Chimamanda Ngozi Adichie
REVIEW: Bongani Kona
At several points during my reading of Chimamanda Adichie’s third novel, Americanah, which centers on the life of a Nigerian woman living in America, I found myself thinking about my own journey from Harare to Cape Town. So finely rendered is the black migrant experience in Americanah that it washed ashore a tide of memories I had long forgotten: the nervous wait at the visa office, the gradual estrangement from friends and family ‘back home’, the difficulty of establishing roots in a foreign land.
Even if the crossing of borders has become a feature of modern life that most of us, at one time or another, by fate or by design, have to endure, such departures – tinged as they are with loss – are always a kind of mourning. Like most immigrants, the memory of where I come from – regardless of the passage of time and maybe because of it – is never far from my mind. And perhaps this is what it means to live in diaspora: it is to live with the memory of loss – a place, a community – of something that is no longer there.
Ifemelu, the headstrong heroine of Americanah, moves to the United States after a series of protracted strikes halt her studies in Nigeria. The novel opens with her sitting in a hair salon in Trenton, New Jersey, and moves back in time through a series of flashbacks chronicling her 13-year sojourn in the U.S. and her earlier life in Nigeria. She has, at this point, given up her fellowship at Princeton and shut down her popular satirical blog, Raceteenth or Various Observations About American Blacks (Those formerly known as Negroes) by a Non-American Black, in order to rekindle her lost love affair with Obinze in Lagos.
The thoughtful and scholarly Obinze is the novel’s other main protagonist. Americanah also charts his journey from Lagos to London and back again. While Ifemelu after a desperate start to stay afloat manages to build some semblance of a successful life, Obinze has no such luck. He is plunged into the dark underworld of undocumented migrants and has to make do with menial jobs and the constant threat of deportation hovering over his head. It’s a life of unremitting misery and he finds solace only in visiting book shops.
To show the drudgery of his existence: at some point he gets a job cleaning toilets and one day he gets to work only to find a mound of faeces on the floor. Instead of cleaning it up, he removes his gloves and disappears into the London streets. At a later juncture he finds work with a delivery company using someone else’s national security number but he has to handover hefty percentage of his salary every month. Eventually, and the outcome is almost inevitable, Obinze is deported. However, homecoming is good to Obinze. Not long after his return, albeit through underhanded dealings, he becomes a real-estate mogul and marries a former beauty queen.
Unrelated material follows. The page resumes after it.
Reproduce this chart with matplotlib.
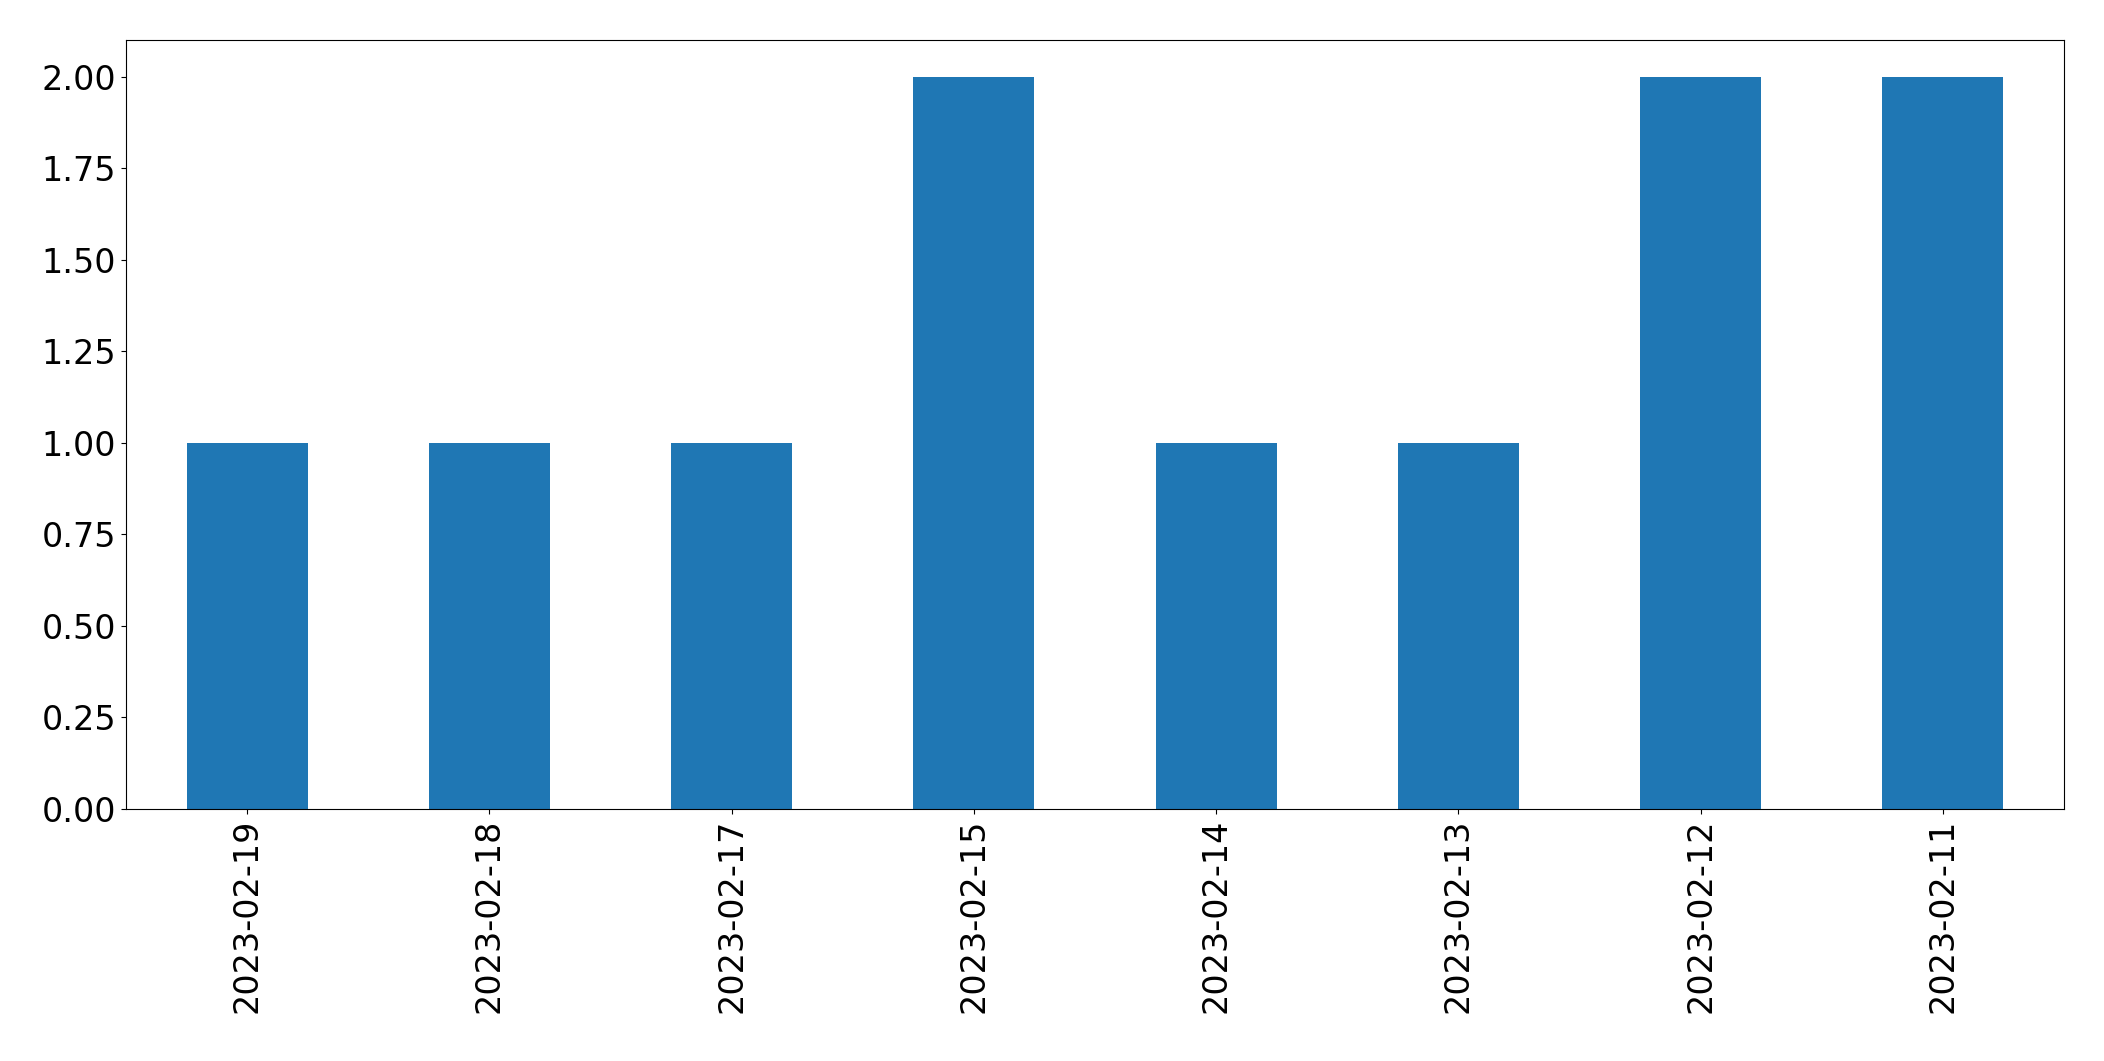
import pandas as pd
import matplotlib
matplotlib.use('Agg')
import matplotlib.pyplot as plt

# counts per day, newest first
dates = ['2023-02-19', '2023-02-18', '2023-02-17', '2023-02-15',
         '2023-02-14', '2023-02-13', '2023-02-12', '2023-02-11']
counts = [1, 1, 1, 2, 1, 1, 2, 2]

s = pd.Series(counts, index=dates)

plt.rc('xtick', labelsize=24)
plt.rc('ytick', labelsize=24)

fig = plt.figure(figsize=(21.04, 10.61), dpi=100)
ax = fig.add_axes([0.0599, 0.2375, 0.9211, 0.7248])
s.plot(kind='bar', ax=ax, color='#1f77b4')

fig.savefig('out.png', dpi=100)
Americanah is at heart an epic 500-page love story spanning three continents yet it more than that. To paraphrase Ifemelu, a novel doesn’t have to be about only one thing. Adichie’s previous novels, the Orange Prize-winning Half a Yellow Sun, and Purple Hibiscus found their lifeblood by delving into Nigerian history. This is her best work to date, and both old and new readers of her fiction will marvel at her writing. She might still be in her mid-thirties and yet she can be counted as one of the leading writers of our time. Americanah is hotwired by some of the urgent issues of our time, namely immigration, race – and the politics of black women’s hair.
“You can’t write an honest novel about race in this country” an African-American writer says to Ifemelu halfway in the novel. “If you write about how people are really affected by race, it’ll be too obvious.”
Yet both Ifemelu (writing her blog) and Adichie are undaunted by this advice. Ifemelu starts blogging in response to her growing awareness of race and how it plays out in American life. “I did not think of myself as black” she writes, “I only became black when I came to America”. It’s an acknowledgement that identity is not only a matter of how we see and label ourselves but also a matter of how we are seen by others.
Elsewhere she also writes: “Dear Non-American Black, when you make the choice to come to America, you become black. Stop arguing. Stop saying I’m Jamaican or Ghanaian. America doesn’t care. So what if you weren’t “black” in your own country? You’re in America now.”
It took Adichie five years to write Americanah and she joked during a radio interview that she spent four-and-a-half of those years watching YouTube videos of how to style her hair without using chemicals. It’s not coincidental that Americanah opens with Ifemelu get her hair braided.
It may be a minor act but it’s an act of reclaiming oneself and that, I believe, is the lesson here. – Kona is a freelance writer and he works in advertising.